§ Work to do
Return the lines below exactly, from the first line to the line that contains "1.22, 1.16, 1.11, 1.06, 1.02, 0.98, 0.95, 0.92, 0.88]". Leave out pictures.

--

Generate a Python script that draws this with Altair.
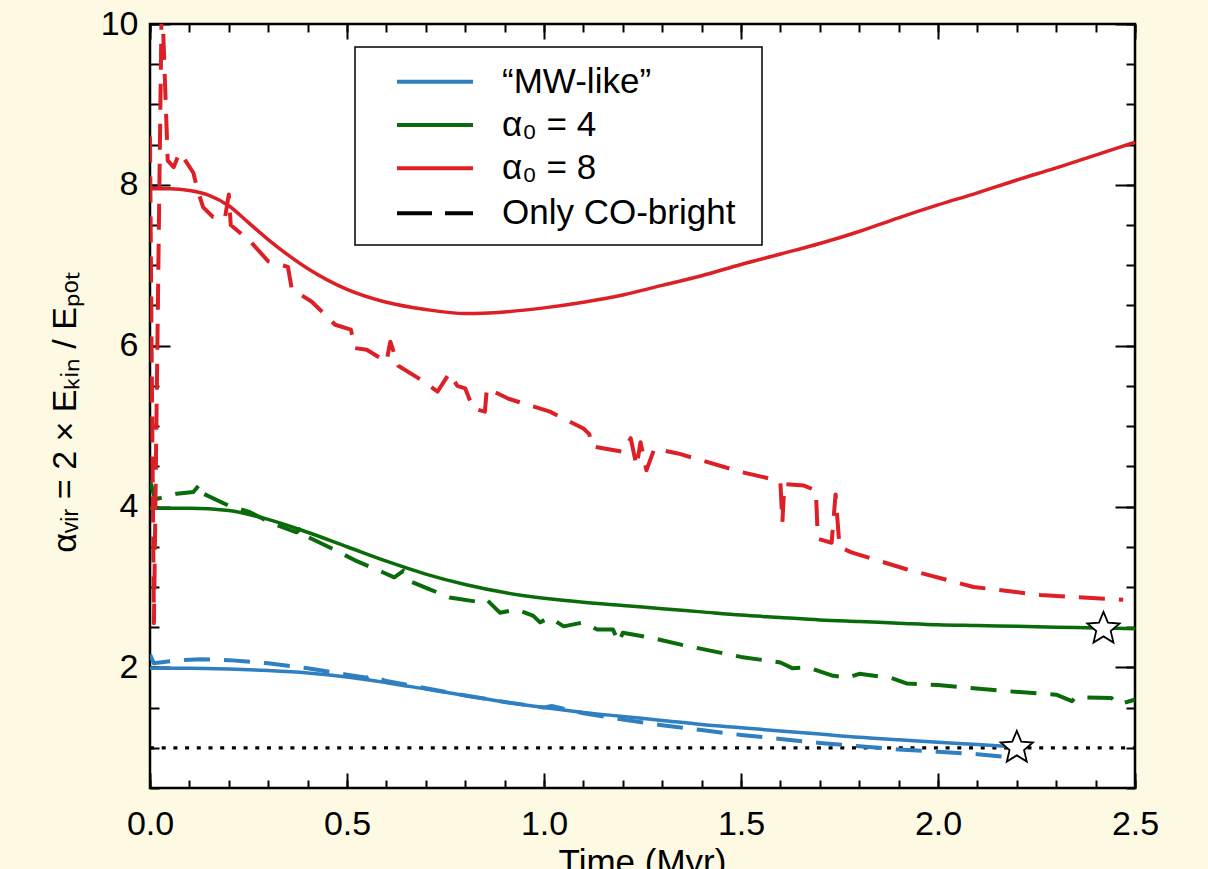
import altair as alt
import pandas as pd

FONT = "Liberation Sans"

# ---------------- data ----------------
# "MW-like" run: all gas (solid) and only CO-bright gas (dashed)
mw_all_t = [0.0, 0.1, 0.2, 0.3, 0.4, 0.5, 0.6, 0.7, 0.8, 0.9,
            1.0, 1.1, 1.2, 1.3, 1.4, 1.5, 1.6, 1.7, 1.8, 1.9,
            2.0, 2.1, 2.2]
mw_all_v = [1.99, 1.99, 1.98, 1.96, 1.93, 1.88, 1.81, 1.73, 1.65, 1.57,
            1.50, 1.44, 1.39, 1.34, 1.29, 1.25, 1.21, 1.17, 1.13, 1.10,
            1.07, 1.04, 1.01]
mw_co_t = [0.0, 0.01, 0.04, 0.08, 0.13, 0.2, 0.3, 0.4, 0.5, 0.55,
           0.56, 0.6, 0.7, 0.8, 0.9, 1.0, 1.02, 1.1, 1.2, 1.3,
           1.4, 1.5, 1.6, 1.7, 1.8, 1.9, 2.0, 2.1, 2.19]
mw_co_v = [2.16, 2.05, 2.07, 2.09, 2.10, 2.09, 2.05, 1.99, 1.91, 1.87,
           1.90, 1.83, 1.74, 1.65, 1.57, 1.50, 1.52, 1.43, 1.35, 1.28,
           1.22, 1.16, 1.11, 1.06, 1.02, 0.98, 0.95, 0.92, 0.88]

# alpha_0 = 4 run
a4_all_t = [0.0, 0.1, 0.2, 0.3, 0.4, 0.5, 0.6, 0.7, 0.8, 0.9,
            1.0, 1.1, 1.2, 1.3, 1.4, 1.5, 1.6, 1.7, 1.8, 1.9,
            2.0, 2.1, 2.2, 2.3, 2.4, 2.5]
a4_all_v = [3.98, 3.98, 3.95, 3.84, 3.68, 3.50, 3.32, 3.16, 3.03, 2.93,
            2.86, 2.81, 2.77, 2.73, 2.69, 2.65, 2.62, 2.59, 2.57, 2.55,
            2.53, 2.52, 2.51, 2.50, 2.49, 2.48]
a4_co_t = [0.0, 0.013, 0.068, 0.11, 0.127, 0.135, 0.2, 0.254, 0.305, 0.372,
           0.385, 0.397, 0.465, 0.525, 0.592, 0.62, 0.643, 0.66, 0.71, 0.76,
           0.838, 0.855, 0.888, 0.93, 0.973, 0.99, 1.015, 1.05, 1.1, 1.135,
           1.175, 1.19, 1.2, 1.27, 1.35, 1.5, 1.6, 1.63, 1.67, 1.73,
           1.77, 1.8, 1.88, 1.92, 2.0, 2.16, 2.3, 2.34, 2.35, 2.44,
           2.46, 2.5]
a4_co_v = [4.32, 4.09, 4.16, 4.18, 4.28, 4.16, 4.01, 3.93, 3.80, 3.68,
           3.74, 3.63, 3.47, 3.32, 3.18, 3.12, 3.20, 3.07, 2.97, 2.87,
           2.81, 2.84, 2.68, 2.72, 2.64, 2.56, 2.62, 2.51, 2.56, 2.47,
           2.47, 2.31, 2.43, 2.37, 2.28, 2.13, 2.06, 1.99, 2.00, 1.90,
           1.87, 1.92, 1.87, 1.80, 1.78, 1.71, 1.66, 1.58, 1.63, 1.62,
           1.54, 1.60]

# alpha_0 = 8 run
a8_all_t = [0.0, 0.05, 0.1, 0.15, 0.2, 0.25, 0.3, 0.4, 0.5, 0.6,
            0.7, 0.8, 0.9, 1.0, 1.1, 1.2, 1.3, 1.4, 1.5, 1.6,
            1.7, 1.8, 1.9, 2.0, 2.1, 2.2, 2.3, 2.4, 2.5]
a8_all_v = [7.95, 7.95, 7.93, 7.87, 7.74, 7.53, 7.32, 6.96, 6.70, 6.54,
            6.45, 6.40, 6.42, 6.47, 6.54, 6.63, 6.75, 6.87, 7.01, 7.14,
            7.27, 7.42, 7.59, 7.75, 7.90, 8.06, 8.21, 8.37, 8.53]
a8_co_t = [0.0, 0.004, 0.01, 0.02, 0.03, 0.045, 0.06, 0.075, 0.09, 0.11,
           0.12, 0.135, 0.16, 0.19, 0.2, 0.205, 0.254, 0.3, 0.35, 0.36,
           0.41, 0.47, 0.51, 0.52, 0.55, 0.6, 0.61, 0.63, 0.68, 0.73,
           0.76, 0.78, 0.8, 0.82, 0.85, 0.855, 0.91, 1.015, 1.1, 1.115,
           1.12, 1.2, 1.22, 1.235, 1.245, 1.26, 1.28, 1.34, 1.5, 1.58,
           1.6, 1.605, 1.61, 1.66, 1.69, 1.695, 1.73, 1.74, 1.75, 1.78,
           1.92, 2.09, 2.26, 2.47]
a8_co_v = [8.6, 6.0, 2.55, 6.5, 10.4, 8.3, 8.22, 8.4, 8.3, 8.15,
           7.95, 7.72, 7.6, 7.58, 7.88, 7.5, 7.3, 7.05, 6.98, 6.7,
           6.55, 6.26, 6.2, 5.97, 5.95, 5.8, 6.05, 5.75, 5.6, 5.43,
           5.66, 5.5, 5.47, 5.22, 5.18, 5.47, 5.34, 5.18, 4.97, 4.9,
           4.75, 4.68, 4.85, 4.5, 4.8, 4.45, 4.72, 4.66, 4.43, 4.34,
           4.3, 3.8, 4.28, 4.26, 4.2, 3.6, 3.55, 4.15, 3.5, 3.43,
           3.22, 3.0, 2.9, 2.84]

# alpha_vir = 1 reference line and end-of-run stars
ref_t = [0.0, 2.5]
ref_v = [1.0, 1.0]
star_t = [2.2, 2.42]
star_v = [1.0, 2.48]

series_names = ["mw", "a4", "a8"]
series_colors = ["#2f7fc1", "#0a6b0a", "#dd1f26"]
legend_labels = ["\u201cMW-like\u201d", "\u03b1\u2080 = 4", "\u03b1\u2080 = 8", "Only CO-bright"]
legend_colors = ["#2f7fc1", "#0a6b0a", "#dd1f26", "black"]

x_major = [0.0, 0.5, 1.0, 1.5, 2.0, 2.5]
x_minor = [round(0.1 * i, 1) for i in range(26)]
y_major = [2, 4, 6, 8, 10]
y_minor = [0.5 * i for i in range(1, 21)]

y_title = "\u03b1\u1d65\u1d62\u1d63 = 2 \u00d7 E\u2096\u1d62\u2099 / E\u209a\u2092\u209c"

# ---------------- tables ----------------
def tab(ts, vs, series, kind):
    return pd.DataFrame({"t": ts, "v": vs, "series": series, "kind": kind,
                         "idx": list(range(len(ts)))})

solid_df = pd.concat([tab(mw_all_t, mw_all_v, "mw", "all"),
                      tab(a4_all_t, a4_all_v, "a4", "all"),
                      tab(a8_all_t, a8_all_v, "a8", "all")], ignore_index=True)
dashed_df = pd.concat([tab(mw_co_t, mw_co_v, "mw", "co"),
                       tab(a4_co_t, a4_co_v, "a4", "co"),
                       tab(a8_co_t, a8_co_v, "a8", "co")], ignore_index=True)
ref_df = pd.DataFrame({"t": ref_t, "v": ref_v})
star_df = pd.DataFrame({"t": star_t, "v": star_v})
one = pd.DataFrame({"a": [0]})

W, H = 985, 764
x_scale = alt.Scale(domain=[0, 2.5], nice=False, zero=False)
y_scale = alt.Scale(domain=[0.5, 10], nice=False, zero=False)
color_scale = alt.Scale(domain=series_names, range=series_colors)

STAR = ("M0,-1L0.2645,-0.364L0.951,-0.309L0.428,0.139L0.588,0.809L0,0.45"
        "L-0.588,0.809L-0.428,0.139L-0.951,-0.309L-0.2645,-0.364Z")

solid = alt.Chart(solid_df).mark_line(strokeWidth=3.5, interpolate="monotone").encode(
    x=alt.X("t:Q", scale=x_scale, axis=None),
    y=alt.Y("v:Q", scale=y_scale, axis=None),
    color=alt.Color("series:N", scale=color_scale, legend=None),
    detail="series:N",
    order="idx:Q",
)
dashed = alt.Chart(dashed_df).mark_line(strokeWidth=4, strokeDash=[26, 14], clip=True,
                                         strokeJoin="round").encode(
    x=alt.X("t:Q", scale=x_scale, axis=None),
    y=alt.Y("v:Q", scale=y_scale, axis=None),
    color=alt.Color("series:N", scale=color_scale, legend=None),
    detail="series:N",
    order="idx:Q",
)
dotted = alt.Chart(ref_df).mark_line(color="black", strokeWidth=3.2, strokeDash=[4, 7.7]).encode(
    x=alt.X("t:Q", scale=x_scale, axis=None),
    y=alt.Y("v:Q", scale=y_scale, axis=None),
)
stars = alt.Chart(star_df).mark_point(shape=STAR, size=1150, filled=True, fill="white",
                                      stroke="black", strokeWidth=1.8, opacity=1,
                                      fillOpacity=1).encode(
    x=alt.X("t:Q", scale=x_scale, axis=None),
    y=alt.Y("v:Q", scale=y_scale, axis=None),
)

# ---------------- legend (box, samples, labels) ----------------
leg_box = alt.Chart(one).mark_rect(fill="white", stroke="black", strokeWidth=1.5).encode(
    x=alt.value(205), x2=alt.value(612), y=alt.value(23), y2=alt.value(221))
leg_layers = [leg_box]
row_y = [57.7, 101, 144.3, 189.3]
for i, (lab, col) in enumerate(zip(legend_labels, legend_colors)):
    dash = [35, 13] if i == 3 else [1, 0]
    leg_layers.append(alt.Chart(one).mark_rule(color=col, strokeWidth=4, strokeDash=dash).encode(
        x=alt.value(247), x2=alt.value(323), y=alt.value(row_y[i])))
    leg_layers.append(alt.Chart(one).mark_text(align="left", baseline="middle", fontSize=35,
                                               font=FONT, color="black").encode(
        x=alt.value(352), y=alt.value(row_y[i]), text=alt.value(lab)))

# ---------------- axes (labels + inward ticks on all four sides) ----------------
def carrier(xa, ya):
    return alt.Chart(ref_df).mark_point(opacity=0).encode(
        x=alt.X("t:Q", scale=x_scale, axis=xa),
        y=alt.Y("v:Q", scale=y_scale, axis=ya))

def tick_axis(orient, offset, values, size):
    return alt.Axis(orient=orient, offset=offset, values=values, tickSize=size,
                    tickWidth=2, tickColor="black", labels=False, domain=False,
                    grid=False, title=None)

x_lab = alt.Axis(orient="bottom", values=x_major, format=".1f", labelFontSize=34,
                 labelFont=FONT, labelColor="black", labelPadding=46,
                 labelBaseline="alphabetic", labelFlush=False, labelOverlap=False,
                 tickSize=0, domain=False, grid=False,
                 title="Time (Myr)", titleFont=FONT, titleFontSize=35,
                 titleFontWeight="normal", titleColor="black",
                 titleX=492, titleY=85, titleBaseline="alphabetic", titleAlign="center")
y_lab = alt.Axis(orient="left", values=y_major, format="d", labelFontSize=34,
                 labelFont=FONT, labelColor="black", labelPadding=12,
                 labelFlush=False, labelOverlap=False,
                 tickSize=0, domain=False, grid=False,
                 title=y_title, titleFont=FONT, titleFontSize=34,
                 titleFontWeight="normal", titleColor="black", titleAngle=270,
                 titleX=-75, titleY=388, titleBaseline="alphabetic", titleAlign="center")

axes_layers = [
    carrier(x_lab, y_lab),
    carrier(tick_axis("top", -H, x_major, 15), tick_axis("right", -W, y_major, 20)),
    carrier(tick_axis("top", -H, x_minor, 8), tick_axis("right", -W, y_minor, 9)),
    carrier(tick_axis("bottom", -H, x_major, 15), tick_axis("left", -W, y_major, 20)),
    carrier(tick_axis("bottom", -H, x_minor, 8), tick_axis("left", -W, y_minor, 9)),
]

chart = alt.layer(
    *axes_layers, dotted, solid, dashed, stars, *leg_layers
).resolve_axis(
    x="independent", y="independent"
).properties(
    width=W, height=H,
    autosize=alt.AutoSizeParams(type="none"),
    padding={"left": 150, "top": 24, "right": 73, "bottom": 81},
    background="#fdf9e3",
).configure_view(
    fill="white", stroke="black", strokeWidth=2.5
).configure_axis(
    grid=False
)

chart.save("out.html", embed_options={"renderer": "svg", "actions": False})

--

§ Task result
Generate a Python script that draws this with Altair.
import altair as alt
import pandas as pd

FONT = "Liberation Sans"

# ---------------- data ----------------
# "MW-like" run: all gas (solid) and only CO-bright gas (dashed)
mw_all_t = [0.0, 0.1, 0.2, 0.3, 0.4, 0.5, 0.6, 0.7, 0.8, 0.9,
            1.0, 1.1, 1.2, 1.3, 1.4, 1.5, 1.6, 1.7, 1.8, 1.9,
            2.0, 2.1, 2.2]
mw_all_v = [1.99, 1.99, 1.98, 1.96, 1.93, 1.88, 1.81, 1.73, 1.65, 1.57,
            1.50, 1.44, 1.39, 1.34, 1.29, 1.25, 1.21, 1.17, 1.13, 1.10,
            1.07, 1.04, 1.01]
mw_co_t = [0.0, 0.01, 0.04, 0.08, 0.13, 0.2, 0.3, 0.4, 0.5, 0.55,
           0.56, 0.6, 0.7, 0.8, 0.9, 1.0, 1.02, 1.1, 1.2, 1.3,
           1.4, 1.5, 1.6, 1.7, 1.8, 1.9, 2.0, 2.1, 2.19]
mw_co_v = [2.16, 2.05, 2.07, 2.09, 2.10, 2.09, 2.05, 1.99, 1.91, 1.87,
           1.90, 1.83, 1.74, 1.65, 1.57, 1.50, 1.52, 1.43, 1.35, 1.28,
           1.22, 1.16, 1.11, 1.06, 1.02, 0.98, 0.95, 0.92, 0.88]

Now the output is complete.